EXERCISE: Wherever the string "this" appears in the listing, copy that line.

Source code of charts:
»»
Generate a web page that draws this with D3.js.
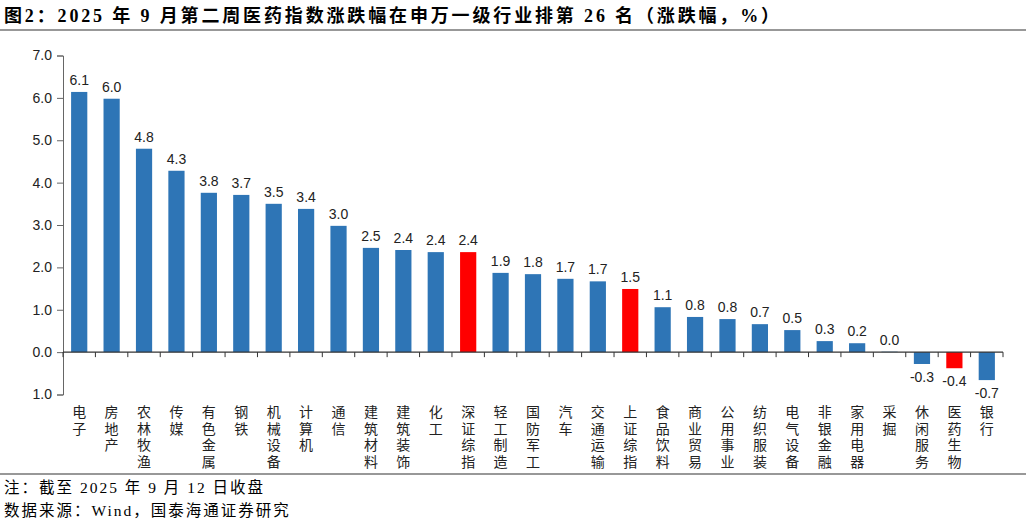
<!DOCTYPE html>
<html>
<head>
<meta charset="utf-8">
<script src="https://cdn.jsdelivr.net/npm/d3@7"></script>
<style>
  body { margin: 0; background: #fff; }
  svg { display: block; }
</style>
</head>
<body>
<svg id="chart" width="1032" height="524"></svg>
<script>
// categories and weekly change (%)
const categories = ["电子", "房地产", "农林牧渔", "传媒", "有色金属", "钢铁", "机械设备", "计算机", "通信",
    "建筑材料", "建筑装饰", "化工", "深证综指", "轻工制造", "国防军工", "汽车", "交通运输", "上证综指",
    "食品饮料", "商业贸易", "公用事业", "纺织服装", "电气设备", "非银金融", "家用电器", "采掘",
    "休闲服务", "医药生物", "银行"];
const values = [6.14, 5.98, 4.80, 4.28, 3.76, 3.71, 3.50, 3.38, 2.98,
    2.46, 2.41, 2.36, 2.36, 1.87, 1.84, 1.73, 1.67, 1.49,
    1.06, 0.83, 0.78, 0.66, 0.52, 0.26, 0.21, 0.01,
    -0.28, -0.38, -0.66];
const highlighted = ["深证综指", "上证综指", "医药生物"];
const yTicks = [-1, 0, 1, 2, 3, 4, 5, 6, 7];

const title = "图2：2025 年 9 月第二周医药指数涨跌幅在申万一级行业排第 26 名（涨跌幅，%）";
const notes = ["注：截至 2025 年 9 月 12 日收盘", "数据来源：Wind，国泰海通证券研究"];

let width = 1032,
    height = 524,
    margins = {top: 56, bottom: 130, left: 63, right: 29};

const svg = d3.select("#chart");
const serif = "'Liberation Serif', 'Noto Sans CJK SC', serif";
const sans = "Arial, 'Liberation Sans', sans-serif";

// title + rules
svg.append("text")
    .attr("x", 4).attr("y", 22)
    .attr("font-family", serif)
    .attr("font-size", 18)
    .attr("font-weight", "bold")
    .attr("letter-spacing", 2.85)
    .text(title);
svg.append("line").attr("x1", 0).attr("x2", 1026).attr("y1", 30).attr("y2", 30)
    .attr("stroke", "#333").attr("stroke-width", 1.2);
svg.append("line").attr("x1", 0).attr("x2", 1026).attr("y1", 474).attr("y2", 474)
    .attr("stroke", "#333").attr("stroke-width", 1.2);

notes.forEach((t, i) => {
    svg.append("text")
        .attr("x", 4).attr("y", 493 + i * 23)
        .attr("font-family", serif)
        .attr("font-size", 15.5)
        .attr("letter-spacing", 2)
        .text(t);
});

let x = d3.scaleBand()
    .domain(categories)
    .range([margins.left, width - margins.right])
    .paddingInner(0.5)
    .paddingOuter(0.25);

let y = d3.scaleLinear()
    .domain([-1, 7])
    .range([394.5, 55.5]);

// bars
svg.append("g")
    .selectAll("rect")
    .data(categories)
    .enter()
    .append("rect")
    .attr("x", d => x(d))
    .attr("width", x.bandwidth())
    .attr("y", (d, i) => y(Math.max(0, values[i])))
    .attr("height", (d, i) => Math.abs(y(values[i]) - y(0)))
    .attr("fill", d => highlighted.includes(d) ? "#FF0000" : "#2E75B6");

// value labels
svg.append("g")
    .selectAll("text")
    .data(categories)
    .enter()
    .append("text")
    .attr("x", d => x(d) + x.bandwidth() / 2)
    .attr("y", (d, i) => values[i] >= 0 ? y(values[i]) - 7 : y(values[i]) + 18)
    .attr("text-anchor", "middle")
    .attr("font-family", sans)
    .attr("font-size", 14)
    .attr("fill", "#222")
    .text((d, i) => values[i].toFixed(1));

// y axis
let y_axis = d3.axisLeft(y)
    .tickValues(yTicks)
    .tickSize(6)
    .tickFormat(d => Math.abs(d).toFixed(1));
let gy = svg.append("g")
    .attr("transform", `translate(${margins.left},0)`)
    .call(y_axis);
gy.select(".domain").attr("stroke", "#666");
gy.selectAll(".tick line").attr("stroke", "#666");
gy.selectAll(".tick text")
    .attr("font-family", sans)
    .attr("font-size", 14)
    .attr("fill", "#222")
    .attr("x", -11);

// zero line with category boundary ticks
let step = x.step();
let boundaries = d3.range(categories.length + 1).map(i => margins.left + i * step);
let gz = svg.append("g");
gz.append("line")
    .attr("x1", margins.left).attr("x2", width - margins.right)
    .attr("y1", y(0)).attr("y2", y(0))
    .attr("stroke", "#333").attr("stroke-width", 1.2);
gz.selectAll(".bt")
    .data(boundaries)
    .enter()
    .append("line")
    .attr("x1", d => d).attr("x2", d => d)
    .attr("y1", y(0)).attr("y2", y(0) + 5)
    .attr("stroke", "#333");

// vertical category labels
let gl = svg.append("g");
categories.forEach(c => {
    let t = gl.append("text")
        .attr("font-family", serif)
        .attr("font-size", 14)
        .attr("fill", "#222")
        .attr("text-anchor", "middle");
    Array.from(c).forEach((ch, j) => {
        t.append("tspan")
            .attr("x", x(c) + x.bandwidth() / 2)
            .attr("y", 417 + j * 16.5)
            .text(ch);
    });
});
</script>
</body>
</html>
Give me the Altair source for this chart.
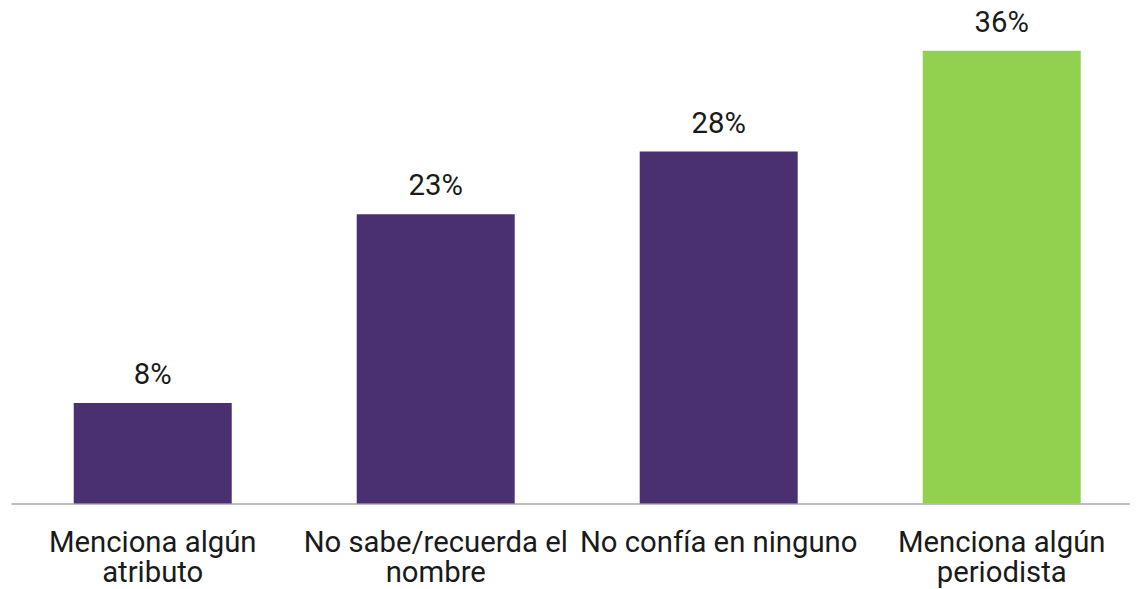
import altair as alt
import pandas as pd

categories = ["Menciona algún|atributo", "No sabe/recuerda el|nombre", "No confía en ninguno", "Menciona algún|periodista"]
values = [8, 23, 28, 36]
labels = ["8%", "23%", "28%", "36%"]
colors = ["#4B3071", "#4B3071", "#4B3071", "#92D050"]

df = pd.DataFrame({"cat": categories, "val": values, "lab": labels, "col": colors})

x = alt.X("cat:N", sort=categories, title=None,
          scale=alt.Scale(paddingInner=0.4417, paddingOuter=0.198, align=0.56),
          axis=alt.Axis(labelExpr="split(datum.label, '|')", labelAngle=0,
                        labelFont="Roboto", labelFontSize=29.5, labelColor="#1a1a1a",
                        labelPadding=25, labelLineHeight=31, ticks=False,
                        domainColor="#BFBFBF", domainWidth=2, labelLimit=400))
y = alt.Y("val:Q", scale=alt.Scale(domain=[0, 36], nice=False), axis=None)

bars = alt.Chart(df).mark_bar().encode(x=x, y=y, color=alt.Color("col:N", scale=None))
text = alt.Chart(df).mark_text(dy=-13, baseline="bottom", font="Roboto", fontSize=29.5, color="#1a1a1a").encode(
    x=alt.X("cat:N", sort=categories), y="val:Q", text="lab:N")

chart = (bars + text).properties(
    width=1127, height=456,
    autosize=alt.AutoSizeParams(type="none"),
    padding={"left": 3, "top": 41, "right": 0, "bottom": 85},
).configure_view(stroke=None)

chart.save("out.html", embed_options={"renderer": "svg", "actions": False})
««
»»
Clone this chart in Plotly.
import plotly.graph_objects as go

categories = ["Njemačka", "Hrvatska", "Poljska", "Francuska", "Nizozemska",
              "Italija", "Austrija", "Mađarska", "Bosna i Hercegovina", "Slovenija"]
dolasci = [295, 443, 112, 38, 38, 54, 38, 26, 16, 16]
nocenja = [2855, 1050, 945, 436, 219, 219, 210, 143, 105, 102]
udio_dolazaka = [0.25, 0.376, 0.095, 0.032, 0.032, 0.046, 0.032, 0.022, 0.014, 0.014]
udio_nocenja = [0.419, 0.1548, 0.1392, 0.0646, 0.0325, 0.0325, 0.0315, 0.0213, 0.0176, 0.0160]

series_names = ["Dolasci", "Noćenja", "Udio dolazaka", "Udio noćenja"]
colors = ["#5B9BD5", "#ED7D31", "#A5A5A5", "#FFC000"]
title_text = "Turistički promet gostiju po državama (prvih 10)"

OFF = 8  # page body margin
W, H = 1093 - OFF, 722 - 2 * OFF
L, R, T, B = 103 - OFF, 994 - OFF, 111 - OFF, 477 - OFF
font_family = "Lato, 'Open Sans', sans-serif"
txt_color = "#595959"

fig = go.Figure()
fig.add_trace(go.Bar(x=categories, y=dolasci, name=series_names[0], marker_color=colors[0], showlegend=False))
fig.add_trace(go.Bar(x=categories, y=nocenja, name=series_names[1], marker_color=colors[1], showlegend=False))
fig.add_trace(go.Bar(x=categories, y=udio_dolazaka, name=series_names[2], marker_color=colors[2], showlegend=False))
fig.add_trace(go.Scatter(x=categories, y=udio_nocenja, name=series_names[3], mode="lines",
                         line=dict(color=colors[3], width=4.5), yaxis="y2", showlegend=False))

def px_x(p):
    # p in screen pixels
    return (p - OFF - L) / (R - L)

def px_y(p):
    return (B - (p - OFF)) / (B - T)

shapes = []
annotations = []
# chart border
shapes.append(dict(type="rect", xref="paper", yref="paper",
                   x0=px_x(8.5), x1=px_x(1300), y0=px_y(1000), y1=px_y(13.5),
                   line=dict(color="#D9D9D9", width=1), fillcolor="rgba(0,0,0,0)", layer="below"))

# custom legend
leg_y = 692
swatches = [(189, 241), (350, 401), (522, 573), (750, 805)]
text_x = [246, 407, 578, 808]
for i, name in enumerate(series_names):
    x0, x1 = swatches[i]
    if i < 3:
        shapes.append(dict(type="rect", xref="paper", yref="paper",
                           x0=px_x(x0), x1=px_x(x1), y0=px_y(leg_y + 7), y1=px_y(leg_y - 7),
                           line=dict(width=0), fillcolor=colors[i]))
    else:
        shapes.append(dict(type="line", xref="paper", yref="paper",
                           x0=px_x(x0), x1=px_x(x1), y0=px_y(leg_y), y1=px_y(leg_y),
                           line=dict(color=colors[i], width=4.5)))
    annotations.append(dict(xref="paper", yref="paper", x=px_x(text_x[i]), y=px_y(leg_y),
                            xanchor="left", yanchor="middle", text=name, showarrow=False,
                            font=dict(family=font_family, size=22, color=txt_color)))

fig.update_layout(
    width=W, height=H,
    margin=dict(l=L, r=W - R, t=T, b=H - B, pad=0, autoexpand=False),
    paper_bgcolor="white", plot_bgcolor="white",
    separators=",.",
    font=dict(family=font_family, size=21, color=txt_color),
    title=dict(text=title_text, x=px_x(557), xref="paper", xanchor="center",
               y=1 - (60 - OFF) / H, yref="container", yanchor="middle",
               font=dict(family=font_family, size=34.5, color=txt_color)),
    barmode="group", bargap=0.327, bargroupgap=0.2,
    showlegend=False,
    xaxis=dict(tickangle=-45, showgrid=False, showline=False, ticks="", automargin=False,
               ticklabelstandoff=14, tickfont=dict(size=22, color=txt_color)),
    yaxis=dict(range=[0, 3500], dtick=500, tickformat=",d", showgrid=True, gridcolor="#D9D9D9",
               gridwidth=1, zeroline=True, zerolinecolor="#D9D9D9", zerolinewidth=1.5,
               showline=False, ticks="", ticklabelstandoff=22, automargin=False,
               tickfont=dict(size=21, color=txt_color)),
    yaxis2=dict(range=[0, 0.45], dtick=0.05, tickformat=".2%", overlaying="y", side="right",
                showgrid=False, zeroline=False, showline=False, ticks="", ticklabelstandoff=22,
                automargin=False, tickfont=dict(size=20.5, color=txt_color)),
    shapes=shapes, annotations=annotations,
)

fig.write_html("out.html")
««
EXERCISE RESULT:
Generate a web page that draws this with D3.js.
Give me the Altair source for this chart.
Clone this chart in Plotly.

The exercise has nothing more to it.